* [SHORT TASK]:
Write the lines out again, from the top of the material to the line containing "const xAxisAt = 20; // x軸が交わる流量", pictures excluded.

* [DATA]:
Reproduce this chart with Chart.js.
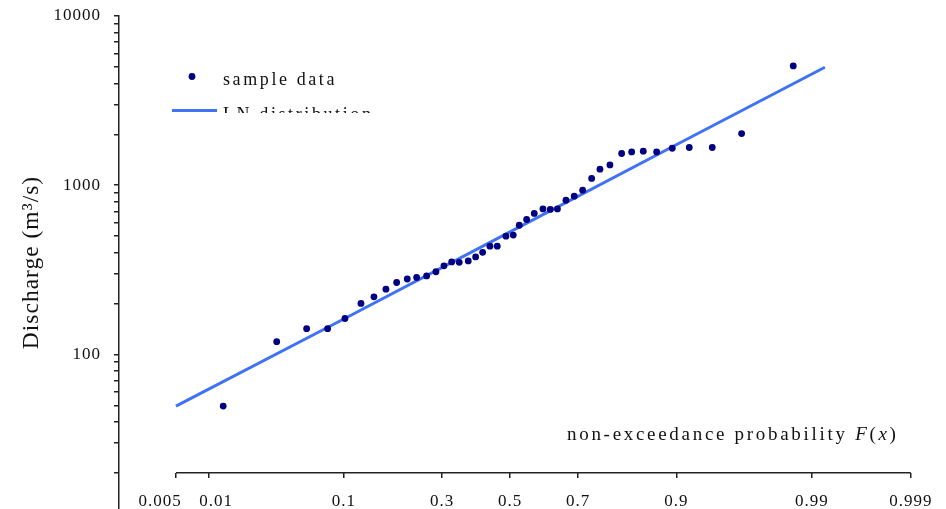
<!DOCTYPE html>
<html>
<head>
<meta charset="utf-8">
<script src="https://cdn.jsdelivr.net/npm/chart.js@4"></script>
<style>
  html, body { margin: 0; padding: 0; background: #fff; overflow: hidden; }
  #wrap { position: relative; width: 946px; height: 509px; }
</style>
</head>
<body>
<div id="wrap"><canvas id="probChart"></canvas></div>
<script>
// ===== データ =====
const probTicks = [0.005, 0.01, 0.1, 0.3, 0.5, 0.7, 0.9, 0.99, 0.999];
const probLabels = ["0.005      ", "   0.01", "0.1", "0.3", "0.5", "0.7", "0.9", "0.99", "0.999"];
const qTicks = [20, 30, 40, 50, 60, 70, 80, 90, 100, 200, 300, 400, 500, 600, 700, 800, 900,
  1000, 2000, 3000, 4000, 5000, 6000, 7000, 8000, 9000, 10000];
const qLabeled = [100, 1000, 10000];
const xAxisAt = 20; // x軸が交わる流量

// sample data: 非超過確率 F(x) と流量 (m3/s)
const sampleF = [0.0135, 0.0360, 0.0584, 0.0798, 0.1015, 0.1252, 0.1470, 0.1693, 0.1910, 0.2140,
  0.2357, 0.2601, 0.2839, 0.3052, 0.3263, 0.3476, 0.3736, 0.3954, 0.4163, 0.4384,
  0.4607, 0.4874, 0.5099, 0.5283, 0.5509, 0.5740, 0.6001, 0.6217, 0.6426, 0.6668,
  0.6897, 0.7122, 0.7354, 0.7559, 0.7794, 0.8052, 0.8258, 0.8478, 0.8708, 0.8945,
  0.9165, 0.9405, 0.9629, 0.9855];
const sampleQ = [49.5, 119, 142, 142, 163, 200, 219, 243, 266, 279,
  285, 291, 308, 334, 352, 350, 357, 377, 401, 436,
  436, 500, 507, 580, 627, 681, 724, 719, 724, 815,
  861, 934, 1096, 1243, 1318, 1539, 1573, 1588, 1573, 1654,
  1670, 1670, 2020, 5066];

// LN distribution
const lnF = [0.005, 0.1, 0.5, 0.9, 0.9924];
const lnQ = [49.5, 162, 530, 1735, 4980];

// ===== 正規確率紙の変換 (Acklam) =====
function normInv(p) {
  const a = [-3.969683028665376e+01, 2.209460984245205e+02, -2.759285104469687e+02, 1.383577518672690e+02, -3.066479806614716e+01, 2.506628277459239e+00];
  const b = [-5.447609879822406e+01, 1.615858368580409e+02, -1.556989798598866e+02, 6.680131188771972e+01, -1.328068155288572e+01];
  const c = [-7.784894002430293e-03, -3.223964580411365e-01, -2.400758277161838e+00, -2.549732539343734e+00, 4.374664141464968e+00, 2.938163982698783e+00];
  const d = [7.784695709041462e-03, 3.224671290700398e-01, 2.445134137142996e+00, 3.754408661907416e+00];
  const pl = 0.02425;
  let q, r;
  if (p < pl) {
    q = Math.sqrt(-2 * Math.log(p));
    return (((((c[0]*q+c[1])*q+c[2])*q+c[3])*q+c[4])*q+c[5]) / ((((d[0]*q+d[1])*q+d[2])*q+d[3])*q+1);
  }
  if (p > 1 - pl) {
    q = Math.sqrt(-2 * Math.log(1 - p));
    return -(((((c[0]*q+c[1])*q+c[2])*q+c[3])*q+c[4])*q+c[5]) / ((((d[0]*q+d[1])*q+d[2])*q+d[3])*q+1);
  }
  q = p - 0.5; r = q * q;
  return (((((a[0]*r+a[1])*r+a[2])*r+a[3])*r+a[4])*r+a[5])*q / (((((b[0]*r+b[1])*r+b[2])*r+b[3])*r+b[4])*r+1);
}

const SERIF = "'Liberation Serif', 'Times New Roman', serif";
const toPts = (F, Q) => F.map((p, i) => ({ x: normInv(p), y: Q[i] }));

// 凡例とx軸タイトル（プロット内に描く）
const overlay = {
  id: "overlay",
  beforeUpdate(chart) { chart.ctx.letterSpacing = "1px"; },
  beforeDraw(chart) { chart.ctx.letterSpacing = "1px"; },
  afterDraw(chart) {
    const ctx = chart.ctx;
    ctx.save();
    ctx.fillStyle = "#111";
    ctx.textBaseline = "alphabetic";
    ctx.textAlign = "left";

    // sample data
    ctx.fillStyle = "#000080";
    ctx.beginPath();
    ctx.arc(192, 76.5, 3.4, 0, Math.PI * 2);
    ctx.fill();
    ctx.fillStyle = "#111";
    ctx.letterSpacing = "2.6px";
    ctx.font = "18px " + SERIF;
    ctx.fillText("sample data", 223, 85);

    // LN distribution（下半分が切れている）
    ctx.save();
    ctx.beginPath();
    ctx.rect(0, 0, 946, 113);
    ctx.clip();
    ctx.strokeStyle = "#3f72f5";
    ctx.lineWidth = 3;
    ctx.beginPath();
    ctx.moveTo(172, 110.5);
    ctx.lineTo(217, 110.5);
    ctx.stroke();
    ctx.fillText("LN distribution", 223, 120);
    ctx.restore();

    // non-exceedance probability F(x)
    ctx.letterSpacing = "2.7px";
    let x = 567;
    const parts = [["non-exceedance probability ", ""], ["F", "italic "], ["(", ""], ["x", "italic "], [")", ""]];
    parts.forEach(([t, st]) => {
      ctx.font = st + "19px " + SERIF;
      ctx.fillText(t, x, 440);
      x += ctx.measureText(t).width;
    });
    ctx.restore();
  }
};

const noPad = s => { s.paddingLeft = 0; s.paddingRight = 0; s.paddingTop = 0; s.paddingBottom = 0; };

const ctx = document.getElementById("probChart");
new Chart(ctx, {
  type: "scatter",
  data: {
    datasets: [
      {
        label: "sample data",
        data: toPts(sampleF, sampleQ),
        backgroundColor: "#000080",
        borderWidth: 0,
        pointRadius: 3.4,
        pointHoverRadius: 3.4
      },
      {
        label: "LN distribution",
        data: toPts(lnF, lnQ),
        showLine: true,
        borderColor: "#3f72f5",
        borderWidth: 3,
        pointRadius: 0,
        tension: 0
      },
      {
        label: "axis",
        data: [
          { x: normInv(probTicks[0]), y: xAxisAt },
          { x: normInv(probTicks[probTicks.length - 1]), y: xAxisAt }
        ],
        showLine: true,
        borderColor: "#222",
        borderWidth: 1.5,
        pointRadius: 0
      }
    ]
  },
  options: {
    responsive: true,
    maintainAspectRatio: false,
    animation: false,
    layout: { autoPadding: false, padding: { top: 16, right: 6, bottom: 0, left: 0 } },
    plugins: {
      legend: { display: false },
      tooltip: { enabled: false }
    },
    scales: {
      x: {
        type: "linear",
        position: { y: xAxisAt },
        min: -3.015,
        max: 3.315,
        border: { display: false },
        grid: { drawOnChartArea: false, drawTicks: true, tickLength: 5, color: "#222", lineWidth: 1.5 },
        ticks: {
          autoSkip: false,
          maxRotation: 0,
          padding: 14,
          color: "#111",
          font: { family: SERIF, size: 17 },
          callback: (v, i) => probLabels[i]
        },
        afterBuildTicks: s => { s.ticks = probTicks.map(p => ({ value: normInv(p) })); },
        afterFit: noPad
      },
      y: {
        type: "logarithmic",
        position: "left",
        min: 12.2,
        max: 10000,
        border: { display: true, color: "#222", width: 1.5 },
        grid: { drawOnChartArea: false, drawTicks: true, tickLength: 5, color: "#222", lineWidth: 1.5 },
        ticks: {
          autoSkip: false,
          padding: 13,
          color: "#111",
          font: { family: SERIF, size: 17 },
          callback: v => (qLabeled.includes(v) ? String(v) : "")
        },
        title: {
          display: true,
          text: "Discharge (m³/s)",
          color: "#111",
          font: { family: SERIF, size: 23.5 },
          padding: { top: 18, bottom: 0 }
        },
        afterBuildTicks: s => { s.ticks = qTicks.map(v => ({ value: v })); },
        afterFit: s => { noPad(s); s.width = 119; }
      }
    }
  },
  plugins: [overlay]
});
</script>
</body>
</html>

* [FINAL ANSWER]:
Reproduce this chart with Chart.js.
<!DOCTYPE html>
<html>
<head>
<meta charset="utf-8">
<script src="https://cdn.jsdelivr.net/npm/chart.js@4"></script>
<style>
  html, body { margin: 0; padding: 0; background: #fff; overflow: hidden; }
  #wrap { position: relative; width: 946px; height: 509px; }
</style>
</head>
<body>
<div id="wrap"><canvas id="probChart"></canvas></div>
<script>
// ===== データ =====
const probTicks = [0.005, 0.01, 0.1, 0.3, 0.5, 0.7, 0.9, 0.99, 0.999];
const probLabels = ["0.005      ", "   0.01", "0.1", "0.3", "0.5", "0.7", "0.9", "0.99", "0.999"];
const qTicks = [20, 30, 40, 50, 60, 70, 80, 90, 100, 200, 300, 400, 500, 600, 700, 800, 900,
  1000, 2000, 3000, 4000, 5000, 6000, 7000, 8000, 9000, 10000];
const qLabeled = [100, 1000, 10000];
const xAxisAt = 20; // x軸が交わる流量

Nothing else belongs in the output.